More than 20,000 people have been forced to evacuate their homes in the Dominican Republic by torrential rain and flooding, and meteorologists say another tropical storm is already on the horizon.
The mass displacement comes less than two months after Hurricane Matthew struck the Caribbean island of Hispaniola, destroying 90 percent of southern Haiti and leading to hundreds of deaths. While the Dominican Republic suffered less damage relative to its western neighbor, the country still had fatalities and more than 800 evacuees.
Now, two weeks of interrupted rains in the Dominican Republic have rendered 131 small towns inaccessible after nearby rivers overflowed and flooded more than 4,000 homes, Juan Manuel Méndez, coordinator of the Dominican Emergency Operations Center, told Voice of America Monday. So far, five deaths, including two children, have been reported.
In response, the President Danilo Medina declared a national emergency for the eight provinces most affected and met with governors and relief agencies to expedite aid to the hardest hit regions.

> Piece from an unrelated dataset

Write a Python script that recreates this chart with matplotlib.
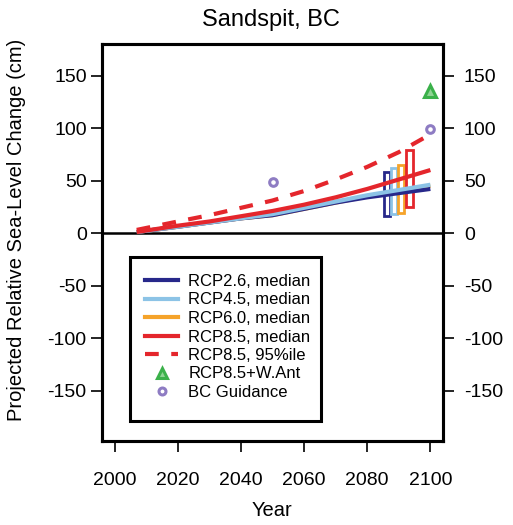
import matplotlib
matplotlib.use("Agg")
import matplotlib.pyplot as plt
from matplotlib.lines import Line2D
from matplotlib.patches import Rectangle
import numpy as np

plt.rcParams['font.family'] = ['Liberation Sans', 'DejaVu Sans']

# ---- data ----
years = [2007, 2020, 2030, 2040, 2050, 2060, 2070, 2080, 2090, 2100]
rcp26 = [1, 6, 10, 14, 17, 23, 29, 34, 38, 42]
rcp45 = [1, 6, 10, 14, 18, 24, 30, 36, 41, 46]
rcp60 = [1, 6, 10, 14, 17, 23, 29, 35, 40, 45]
rcp85 = [1, 7, 11, 16, 21, 27, 34, 42, 51, 60]
rcp85_95 = [3, 11, 17, 24, 31, 40, 51, 63, 77, 94]

box_x = [2086.2, 2088.4, 2090.8, 2093.4]
box_lo = [16, 18, 19, 25]
box_hi = [58, 62, 65, 79]

want_x = [2100]
want_y = [135]
bc_x = [2050, 2100]
bc_y = [49, 99]

xticks = [2000, 2020, 2040, 2060, 2080, 2100]
yticks = [-150, -100, -50, 0, 50, 100, 150]

labels = ["RCP2.6, median", "RCP4.5, median", "RCP6.0, median",
          "RCP8.5, median", "RCP8.5, 95%ile", "RCP8.5+W.Ant", "BC Guidance"]

# ---- style ----
c26 = "#27288a"
c45 = "#8cc3e6"
c60 = "#f5a32a"
c85 = "#e4262c"
cgreen = "#3bb14a"
cpurple = "#8e7cc3"
lw = 3.0

fig = plt.figure(figsize=(5.13, 5.25), dpi=100)
ax = fig.add_axes([102/513, 1-441/525, 341/513, 397/525])
ax.set_xlim(1996, 2104)
ax.set_ylim(-198, 180)

# zero line
ax.axhline(0, color='black', lw=1.8, zorder=1)

# boxes
box_colors = [c26, c45, c60, c85]
box_widths = [1.9, 1.9, 1.9, 2.5]
for x, lo, hi, c, w in zip(box_x, box_lo, box_hi, box_colors, box_widths):
    ax.bar([x], [hi - lo], bottom=[lo], width=w, fill=False,
           edgecolor=c, linewidth=2.0, zorder=2)

ax.plot(years, rcp60, color=c60, lw=lw, zorder=3, solid_capstyle='butt')
ax.plot(years, rcp26, color=c26, lw=lw, zorder=3.1, solid_capstyle='butt')
ax.plot(years, rcp45, color=c45, lw=lw, zorder=3.2, solid_capstyle='butt')
ax.plot(years, rcp85, color=c85, lw=lw, zorder=3.3, solid_capstyle='butt')
ax.plot(years, rcp85_95, color=c85, lw=lw, zorder=3.4, dashes=(3.3, 3.0),
        dash_capstyle='butt')

ax.plot(want_x, want_y, linestyle='none', marker='^', markersize=8,
        markerfacecolor='#8fd494', markeredgecolor=cgreen, markeredgewidth=2.2, zorder=5)
ax.plot(bc_x, bc_y, linestyle='none', marker='o', markersize=5.5,
        markerfacecolor='white', markeredgecolor=cpurple, markeredgewidth=2.2, zorder=5)

# axes styling
for s in ax.spines.values():
    s.set_linewidth(2.2)
ax.set_xticks(xticks)
ax.set_yticks(yticks)
ax.set_yticklabels([str(v) for v in yticks])
ax.tick_params(axis='both', direction='out', length=8, width=1.2, labelsize=14)
ax.tick_params(axis='x', pad=14)
ax.tick_params(axis='y', pad=3)

ax2 = ax.twinx()
ax2.set_ylim(ax.get_ylim())
ax2.set_yticks(yticks)
ax2.set_yticklabels([str(v) for v in yticks])
ax2.tick_params(axis='y', direction='out', length=8, width=1.2, labelsize=14, pad=7)
for s in ax2.spines.values():
    s.set_linewidth(2.2)

# legend frame
frame = Rectangle((28/341, 20/397), 191/341, 164/397, transform=ax.transAxes,
                  facecolor='white', edgecolor='black', linewidth=2.2, zorder=6)
ax.add_patch(frame)

handles = [
    Line2D([], [], color=c26, lw=lw),
    Line2D([], [], color=c45, lw=lw),
    Line2D([], [], color=c60, lw=lw),
    Line2D([], [], color=c85, lw=lw),
    Line2D([], [], color=c85, lw=lw, dashes=(3.3, 3.0), dash_capstyle='butt'),
    Line2D([], [], linestyle='none', marker='^', markersize=7,
           markerfacecolor='#8fd494', markeredgecolor=cgreen, markeredgewidth=2.2),
    Line2D([], [], linestyle='none', marker='o', markersize=5,
           markerfacecolor='white', markeredgecolor=cpurple, markeredgewidth=2.2),
]
leg = ax.legend(handles, labels, loc='upper left', bbox_to_anchor=(43/341, 167/397),
                borderaxespad=0, fontsize=12, labelspacing=0.21, handlelength=2.0,
                handletextpad=0.6, borderpad=0.0, frameon=False)
leg.set_zorder(7)

fig.text(271/513, 1-20/525, "Sandspit, BC", ha='center', va='center', fontsize=17)
fig.text(17/513, 1-230/525, "Projected Relative Sea-Level Change (cm)",
         rotation=90, ha='center', va='center', fontsize=14.5)
fig.text(272/513, 1-510/525, "Year", ha='center', va='center', fontsize=14.5)

fig.savefig("out.png", dpi=100)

The rains have also caused landslides that have damaged and destroyed homes and blocked access to many bridges and roads.
“No one should cross rivers by car, on foot, and much less swim across them,” Méndez told AP. People living along rivers or on hillsides have also been warned to be extra vigilant of flash floods and landslides.
The areas that sustained the worst damage are in the provinces Puerto Plata, Espaillat and Maria Trinidad Sánchez, around the northern coast of the country. Some officials predict that the destruction will cost millions of dollars in every aspect of the Dominican economy, including the agricultural sector, because some of the hardest hit provinces are also the country’s biggest rice producers.
Meteorologists say the heavy downpours are linked to two weather depressions that have hit the country consecutively over the last several weeks. More rains are expected for the weekend, and a new tropical storm is expected to develop in the Caribbean over the next seven to 10 days.
The recent floods are not the first to impact people in the Dominican Republic this year. Hispaniola was struck with severe flooding in May, when powerful storms dropped rainfall at a rate of almost 11.8 inches per hour, according to NASA.
According to the U.N. Refugee Agency, 21.8 million people have been displaced by sudden extreme weather around the world every year since 2008.